Exercise brief:
Repeat exactly the lines from the line with "Rebuild this chart as a Python script, using Altair." to the line with "y_ticks = [15, 20, 25, 30, 35]", including both, and leave out any pictures.

[Plotting code records]
============================================================

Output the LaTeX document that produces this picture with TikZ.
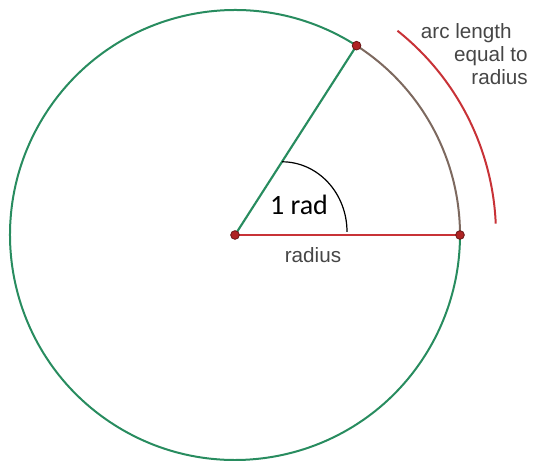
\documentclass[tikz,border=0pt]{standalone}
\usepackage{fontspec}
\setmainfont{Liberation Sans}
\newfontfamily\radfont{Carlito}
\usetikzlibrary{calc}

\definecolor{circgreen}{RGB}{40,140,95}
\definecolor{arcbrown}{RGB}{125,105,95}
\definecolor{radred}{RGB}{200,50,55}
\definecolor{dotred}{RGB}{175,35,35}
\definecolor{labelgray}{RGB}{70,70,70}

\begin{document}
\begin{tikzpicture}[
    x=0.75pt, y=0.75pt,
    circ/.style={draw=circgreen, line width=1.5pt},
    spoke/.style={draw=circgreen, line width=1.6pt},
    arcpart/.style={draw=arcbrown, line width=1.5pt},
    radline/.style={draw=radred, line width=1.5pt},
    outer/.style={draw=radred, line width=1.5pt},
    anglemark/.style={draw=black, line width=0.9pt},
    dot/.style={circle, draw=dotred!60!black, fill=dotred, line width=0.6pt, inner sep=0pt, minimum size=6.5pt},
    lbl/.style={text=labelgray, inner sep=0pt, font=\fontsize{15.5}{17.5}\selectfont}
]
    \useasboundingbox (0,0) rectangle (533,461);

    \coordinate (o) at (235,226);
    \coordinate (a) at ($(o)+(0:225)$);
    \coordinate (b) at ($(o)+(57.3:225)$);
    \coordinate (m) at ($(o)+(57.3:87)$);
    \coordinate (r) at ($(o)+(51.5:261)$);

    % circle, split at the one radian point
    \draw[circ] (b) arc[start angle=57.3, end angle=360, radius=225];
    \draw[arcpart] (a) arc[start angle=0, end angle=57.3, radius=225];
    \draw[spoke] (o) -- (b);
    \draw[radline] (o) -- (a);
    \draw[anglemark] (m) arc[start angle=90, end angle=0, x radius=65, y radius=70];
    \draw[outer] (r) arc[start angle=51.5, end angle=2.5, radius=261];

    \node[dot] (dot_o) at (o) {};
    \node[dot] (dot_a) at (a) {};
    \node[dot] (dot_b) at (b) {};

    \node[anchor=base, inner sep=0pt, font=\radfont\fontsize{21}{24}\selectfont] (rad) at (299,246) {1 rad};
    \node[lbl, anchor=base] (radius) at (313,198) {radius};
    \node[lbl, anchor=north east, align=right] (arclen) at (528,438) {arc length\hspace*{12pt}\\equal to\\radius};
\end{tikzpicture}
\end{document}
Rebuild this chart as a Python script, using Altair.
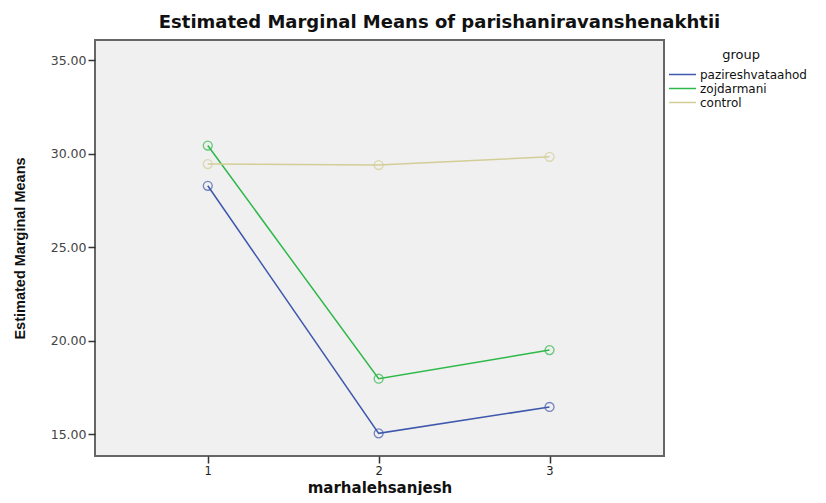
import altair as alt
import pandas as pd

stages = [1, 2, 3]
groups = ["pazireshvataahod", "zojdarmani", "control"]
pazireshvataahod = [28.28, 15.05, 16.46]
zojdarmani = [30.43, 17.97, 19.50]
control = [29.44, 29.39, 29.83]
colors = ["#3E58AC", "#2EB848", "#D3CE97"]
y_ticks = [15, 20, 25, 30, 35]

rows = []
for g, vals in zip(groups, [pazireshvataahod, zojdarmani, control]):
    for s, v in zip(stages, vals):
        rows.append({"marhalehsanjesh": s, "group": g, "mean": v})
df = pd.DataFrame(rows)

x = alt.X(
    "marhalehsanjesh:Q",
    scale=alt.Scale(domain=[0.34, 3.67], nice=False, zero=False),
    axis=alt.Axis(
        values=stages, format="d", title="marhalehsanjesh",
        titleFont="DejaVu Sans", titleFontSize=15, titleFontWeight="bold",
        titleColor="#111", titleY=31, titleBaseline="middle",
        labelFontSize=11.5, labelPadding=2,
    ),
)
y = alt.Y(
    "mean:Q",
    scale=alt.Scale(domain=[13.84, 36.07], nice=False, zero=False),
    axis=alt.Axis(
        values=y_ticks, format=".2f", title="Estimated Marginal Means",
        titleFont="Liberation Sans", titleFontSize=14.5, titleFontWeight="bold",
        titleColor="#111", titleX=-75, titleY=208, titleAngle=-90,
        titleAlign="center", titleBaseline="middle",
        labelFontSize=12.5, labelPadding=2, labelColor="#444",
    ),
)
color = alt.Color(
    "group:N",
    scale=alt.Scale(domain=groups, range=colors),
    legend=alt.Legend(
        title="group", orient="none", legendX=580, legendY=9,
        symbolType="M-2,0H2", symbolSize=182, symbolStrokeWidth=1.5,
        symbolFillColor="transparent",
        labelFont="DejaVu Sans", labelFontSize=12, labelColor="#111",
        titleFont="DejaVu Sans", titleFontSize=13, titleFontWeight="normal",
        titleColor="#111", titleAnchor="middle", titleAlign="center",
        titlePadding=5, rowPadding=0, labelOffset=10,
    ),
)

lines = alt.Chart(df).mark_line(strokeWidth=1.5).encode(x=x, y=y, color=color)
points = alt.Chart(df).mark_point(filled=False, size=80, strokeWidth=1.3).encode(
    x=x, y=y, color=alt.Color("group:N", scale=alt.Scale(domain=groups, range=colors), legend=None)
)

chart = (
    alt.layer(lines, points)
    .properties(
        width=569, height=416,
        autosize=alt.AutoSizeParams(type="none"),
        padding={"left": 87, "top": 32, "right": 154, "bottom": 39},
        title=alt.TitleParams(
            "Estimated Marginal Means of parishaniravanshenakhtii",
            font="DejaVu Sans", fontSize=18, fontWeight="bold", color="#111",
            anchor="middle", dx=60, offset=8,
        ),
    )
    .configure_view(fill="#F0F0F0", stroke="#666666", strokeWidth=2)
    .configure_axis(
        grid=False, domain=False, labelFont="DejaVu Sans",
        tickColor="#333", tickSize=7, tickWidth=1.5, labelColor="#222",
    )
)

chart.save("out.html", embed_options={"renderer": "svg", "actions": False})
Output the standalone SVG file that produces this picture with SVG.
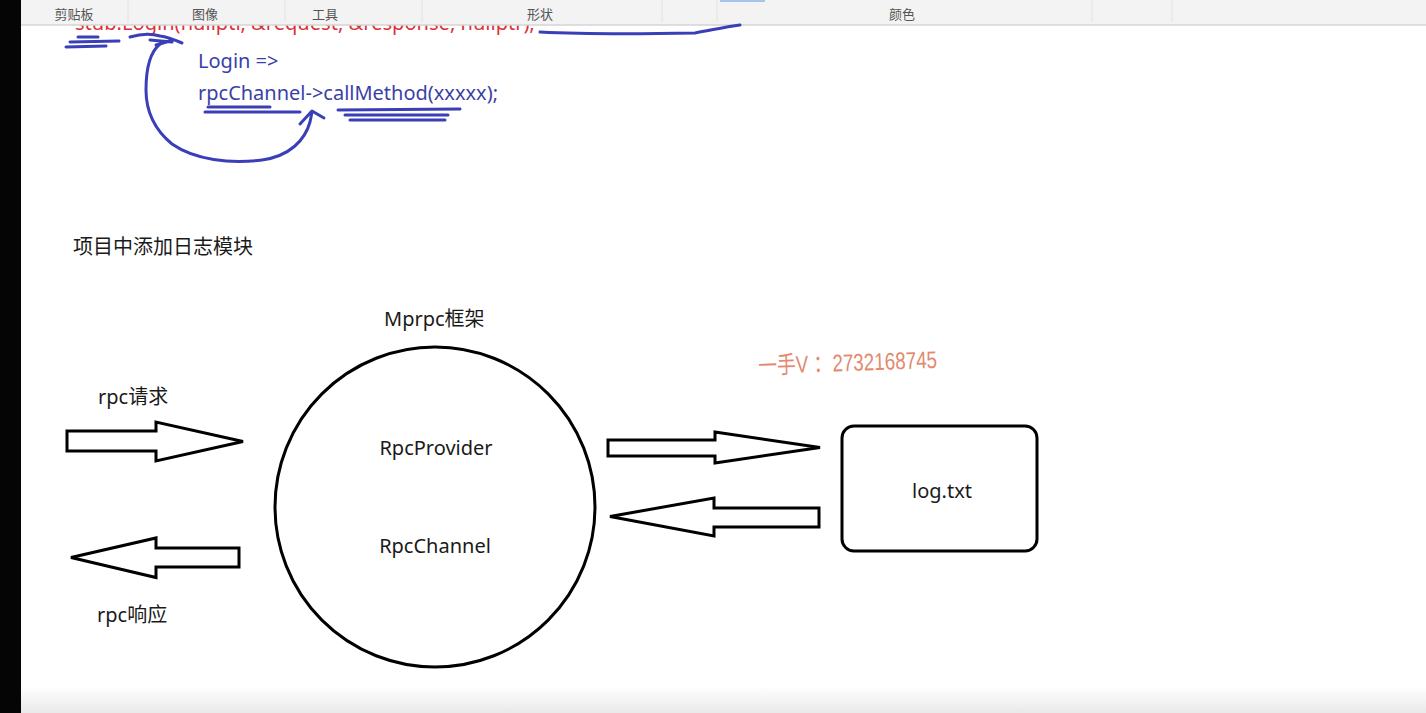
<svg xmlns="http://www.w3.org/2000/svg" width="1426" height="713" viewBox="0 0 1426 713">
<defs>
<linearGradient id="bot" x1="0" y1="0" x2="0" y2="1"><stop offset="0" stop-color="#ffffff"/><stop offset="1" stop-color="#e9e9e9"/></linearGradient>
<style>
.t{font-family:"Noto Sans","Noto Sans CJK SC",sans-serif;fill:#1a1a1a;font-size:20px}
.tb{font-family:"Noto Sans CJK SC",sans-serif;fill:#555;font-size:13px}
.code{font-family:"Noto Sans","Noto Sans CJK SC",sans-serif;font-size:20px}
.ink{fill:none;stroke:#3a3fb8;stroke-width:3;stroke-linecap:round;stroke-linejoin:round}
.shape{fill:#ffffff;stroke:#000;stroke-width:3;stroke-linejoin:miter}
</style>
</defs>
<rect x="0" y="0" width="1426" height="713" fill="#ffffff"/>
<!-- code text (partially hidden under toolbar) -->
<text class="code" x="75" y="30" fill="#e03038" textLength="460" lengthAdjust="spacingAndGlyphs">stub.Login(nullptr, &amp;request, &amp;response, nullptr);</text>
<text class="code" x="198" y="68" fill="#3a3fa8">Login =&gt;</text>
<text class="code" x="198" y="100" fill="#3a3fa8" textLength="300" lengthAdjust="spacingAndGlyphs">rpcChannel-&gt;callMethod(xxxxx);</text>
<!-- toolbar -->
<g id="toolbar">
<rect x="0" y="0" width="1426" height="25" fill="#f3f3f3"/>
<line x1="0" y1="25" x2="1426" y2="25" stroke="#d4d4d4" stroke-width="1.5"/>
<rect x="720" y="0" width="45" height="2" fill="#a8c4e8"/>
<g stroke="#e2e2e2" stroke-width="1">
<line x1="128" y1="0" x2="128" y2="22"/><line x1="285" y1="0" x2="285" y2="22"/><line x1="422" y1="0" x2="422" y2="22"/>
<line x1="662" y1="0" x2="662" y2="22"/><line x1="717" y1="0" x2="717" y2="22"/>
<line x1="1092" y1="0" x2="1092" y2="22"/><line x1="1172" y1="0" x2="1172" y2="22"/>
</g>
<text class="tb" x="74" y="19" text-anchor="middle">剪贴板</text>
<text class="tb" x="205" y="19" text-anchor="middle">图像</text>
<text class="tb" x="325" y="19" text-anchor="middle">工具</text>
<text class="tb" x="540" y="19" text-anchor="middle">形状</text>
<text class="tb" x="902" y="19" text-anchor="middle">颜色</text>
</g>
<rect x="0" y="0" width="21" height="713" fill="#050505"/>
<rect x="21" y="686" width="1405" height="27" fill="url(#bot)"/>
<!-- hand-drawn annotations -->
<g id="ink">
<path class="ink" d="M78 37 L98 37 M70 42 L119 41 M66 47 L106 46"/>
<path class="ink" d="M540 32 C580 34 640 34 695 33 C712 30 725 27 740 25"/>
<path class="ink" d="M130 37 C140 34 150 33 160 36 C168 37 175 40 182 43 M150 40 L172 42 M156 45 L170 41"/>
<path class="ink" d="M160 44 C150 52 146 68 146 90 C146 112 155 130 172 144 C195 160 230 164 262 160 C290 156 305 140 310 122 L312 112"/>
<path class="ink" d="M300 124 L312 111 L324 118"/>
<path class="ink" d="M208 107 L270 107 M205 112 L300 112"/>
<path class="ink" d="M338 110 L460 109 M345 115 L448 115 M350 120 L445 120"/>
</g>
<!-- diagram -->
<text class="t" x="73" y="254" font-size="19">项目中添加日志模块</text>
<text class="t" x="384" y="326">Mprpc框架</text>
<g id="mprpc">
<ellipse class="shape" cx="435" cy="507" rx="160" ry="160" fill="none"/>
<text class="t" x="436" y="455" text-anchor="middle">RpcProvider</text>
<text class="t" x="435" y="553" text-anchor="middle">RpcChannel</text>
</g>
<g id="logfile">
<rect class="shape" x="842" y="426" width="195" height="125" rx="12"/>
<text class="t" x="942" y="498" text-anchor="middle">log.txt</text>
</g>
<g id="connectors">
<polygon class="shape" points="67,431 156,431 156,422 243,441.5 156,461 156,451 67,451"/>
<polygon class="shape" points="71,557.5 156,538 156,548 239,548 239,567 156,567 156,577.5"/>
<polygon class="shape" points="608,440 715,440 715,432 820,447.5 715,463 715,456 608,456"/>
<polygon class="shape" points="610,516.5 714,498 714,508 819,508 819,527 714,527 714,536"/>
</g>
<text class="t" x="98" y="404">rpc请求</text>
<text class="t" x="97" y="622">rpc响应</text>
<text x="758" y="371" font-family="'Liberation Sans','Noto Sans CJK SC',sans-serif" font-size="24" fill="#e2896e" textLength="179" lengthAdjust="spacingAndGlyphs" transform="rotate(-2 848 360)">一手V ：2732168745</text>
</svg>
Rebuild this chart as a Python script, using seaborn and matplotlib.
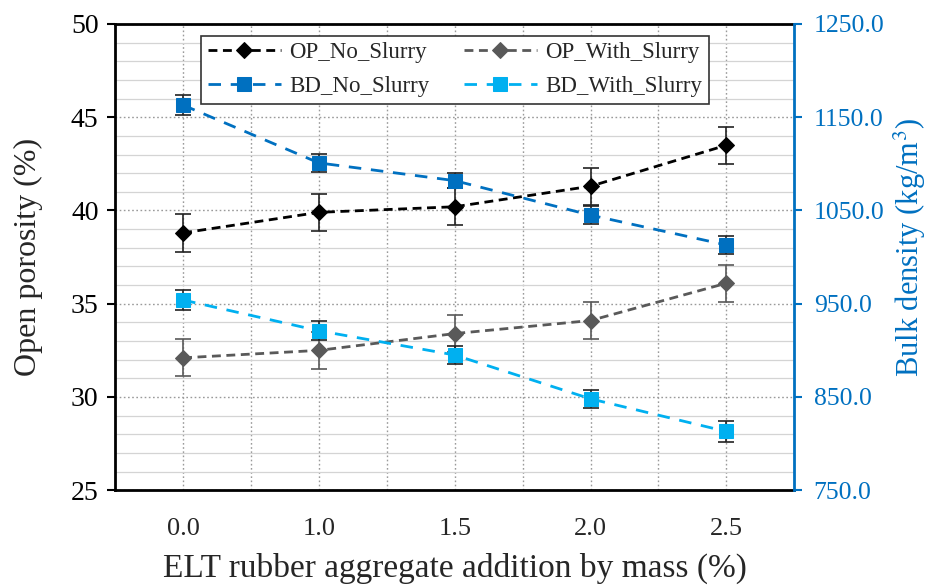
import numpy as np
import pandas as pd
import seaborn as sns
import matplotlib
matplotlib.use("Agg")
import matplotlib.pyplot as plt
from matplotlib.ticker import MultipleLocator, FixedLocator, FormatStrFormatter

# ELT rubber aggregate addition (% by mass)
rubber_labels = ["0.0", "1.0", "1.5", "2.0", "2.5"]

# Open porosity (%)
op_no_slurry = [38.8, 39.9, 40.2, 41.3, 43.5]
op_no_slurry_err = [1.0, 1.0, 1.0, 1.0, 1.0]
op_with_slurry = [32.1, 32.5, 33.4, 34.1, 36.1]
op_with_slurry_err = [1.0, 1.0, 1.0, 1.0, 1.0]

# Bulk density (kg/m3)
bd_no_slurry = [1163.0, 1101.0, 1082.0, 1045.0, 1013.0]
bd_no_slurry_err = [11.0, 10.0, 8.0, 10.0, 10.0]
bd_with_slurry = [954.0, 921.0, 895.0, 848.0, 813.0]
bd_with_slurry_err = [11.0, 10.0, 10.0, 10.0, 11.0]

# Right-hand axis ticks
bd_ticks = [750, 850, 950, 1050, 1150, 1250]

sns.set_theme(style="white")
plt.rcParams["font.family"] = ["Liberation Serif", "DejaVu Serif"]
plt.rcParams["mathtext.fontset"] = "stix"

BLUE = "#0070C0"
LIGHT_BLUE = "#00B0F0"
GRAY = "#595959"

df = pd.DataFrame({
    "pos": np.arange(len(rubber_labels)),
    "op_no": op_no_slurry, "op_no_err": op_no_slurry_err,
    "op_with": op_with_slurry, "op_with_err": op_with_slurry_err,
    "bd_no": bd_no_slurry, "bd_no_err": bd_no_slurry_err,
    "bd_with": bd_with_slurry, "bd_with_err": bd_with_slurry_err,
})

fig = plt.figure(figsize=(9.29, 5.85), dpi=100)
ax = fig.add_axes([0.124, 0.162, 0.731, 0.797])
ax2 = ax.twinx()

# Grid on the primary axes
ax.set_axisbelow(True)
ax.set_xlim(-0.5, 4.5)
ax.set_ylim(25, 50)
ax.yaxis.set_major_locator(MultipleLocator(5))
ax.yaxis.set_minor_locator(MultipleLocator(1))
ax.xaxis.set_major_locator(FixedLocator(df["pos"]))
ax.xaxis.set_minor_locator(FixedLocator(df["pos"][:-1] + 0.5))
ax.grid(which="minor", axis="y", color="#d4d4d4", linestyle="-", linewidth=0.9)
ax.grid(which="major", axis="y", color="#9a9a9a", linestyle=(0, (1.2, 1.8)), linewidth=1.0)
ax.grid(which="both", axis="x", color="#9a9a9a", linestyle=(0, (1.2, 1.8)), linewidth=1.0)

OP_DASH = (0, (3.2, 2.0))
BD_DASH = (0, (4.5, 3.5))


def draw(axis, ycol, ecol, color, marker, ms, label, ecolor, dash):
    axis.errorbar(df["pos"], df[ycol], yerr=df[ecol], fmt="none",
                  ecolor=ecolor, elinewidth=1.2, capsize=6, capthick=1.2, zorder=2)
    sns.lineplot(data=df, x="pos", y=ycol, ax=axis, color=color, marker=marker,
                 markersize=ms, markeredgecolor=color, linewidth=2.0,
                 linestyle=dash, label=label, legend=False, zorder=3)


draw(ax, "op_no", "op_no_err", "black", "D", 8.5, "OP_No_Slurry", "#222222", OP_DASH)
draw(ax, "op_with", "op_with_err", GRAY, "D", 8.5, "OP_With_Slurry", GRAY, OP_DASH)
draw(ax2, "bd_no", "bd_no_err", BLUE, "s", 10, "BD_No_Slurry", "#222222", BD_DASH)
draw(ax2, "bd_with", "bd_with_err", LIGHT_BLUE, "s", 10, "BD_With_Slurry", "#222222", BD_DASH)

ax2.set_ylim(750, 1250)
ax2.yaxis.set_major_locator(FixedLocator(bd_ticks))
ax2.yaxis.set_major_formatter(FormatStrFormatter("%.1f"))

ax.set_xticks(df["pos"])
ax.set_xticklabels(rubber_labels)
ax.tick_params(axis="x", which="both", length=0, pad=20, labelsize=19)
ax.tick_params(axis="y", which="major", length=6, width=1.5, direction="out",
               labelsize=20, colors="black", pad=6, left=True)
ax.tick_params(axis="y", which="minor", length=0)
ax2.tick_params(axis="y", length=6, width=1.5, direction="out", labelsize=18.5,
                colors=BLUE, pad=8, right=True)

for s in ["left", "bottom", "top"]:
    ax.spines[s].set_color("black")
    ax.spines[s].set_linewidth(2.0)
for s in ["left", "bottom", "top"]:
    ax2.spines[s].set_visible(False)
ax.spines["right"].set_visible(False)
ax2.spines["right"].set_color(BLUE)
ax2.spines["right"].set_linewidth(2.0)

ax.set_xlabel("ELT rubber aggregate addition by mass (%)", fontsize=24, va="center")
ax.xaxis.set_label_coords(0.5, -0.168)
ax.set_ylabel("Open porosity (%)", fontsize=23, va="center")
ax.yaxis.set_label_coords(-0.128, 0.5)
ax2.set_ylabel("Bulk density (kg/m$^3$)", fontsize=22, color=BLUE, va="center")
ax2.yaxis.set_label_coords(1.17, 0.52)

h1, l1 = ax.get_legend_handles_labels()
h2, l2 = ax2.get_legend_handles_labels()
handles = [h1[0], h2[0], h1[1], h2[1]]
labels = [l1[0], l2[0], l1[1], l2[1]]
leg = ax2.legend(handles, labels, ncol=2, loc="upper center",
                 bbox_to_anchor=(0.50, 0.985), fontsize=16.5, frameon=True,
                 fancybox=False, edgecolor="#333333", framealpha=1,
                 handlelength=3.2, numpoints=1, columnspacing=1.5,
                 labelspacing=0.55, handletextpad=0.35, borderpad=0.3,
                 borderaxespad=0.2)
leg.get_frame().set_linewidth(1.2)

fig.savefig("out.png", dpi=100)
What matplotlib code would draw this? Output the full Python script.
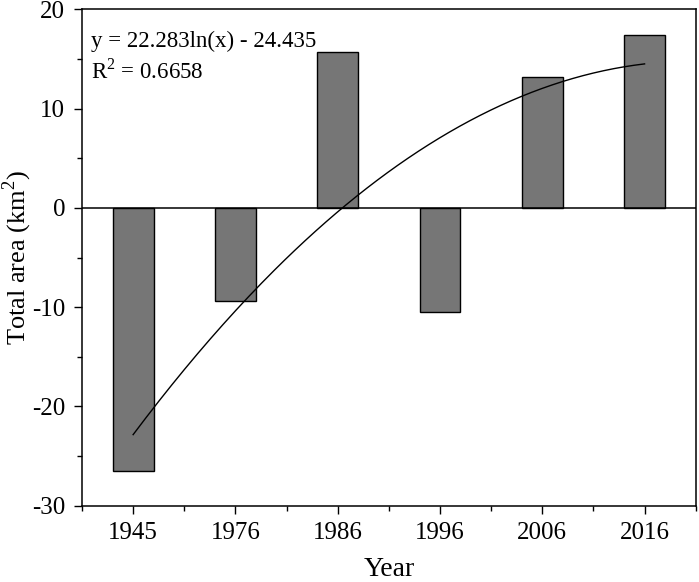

============================================================

Response below:
Rebuild this chart as a Python script, using Altair.
import altair as alt
import pandas as pd

stages = [1, 2, 3]
groups = ["pazireshvataahod", "zojdarmani", "control"]
pazireshvataahod = [28.28, 15.05, 16.46]
zojdarmani = [30.43, 17.97, 19.50]
control = [29.44, 29.39, 29.83]
colors = ["#3E58AC", "#2EB848", "#D3CE97"]
y_ticks = [15, 20, 25, 30, 35]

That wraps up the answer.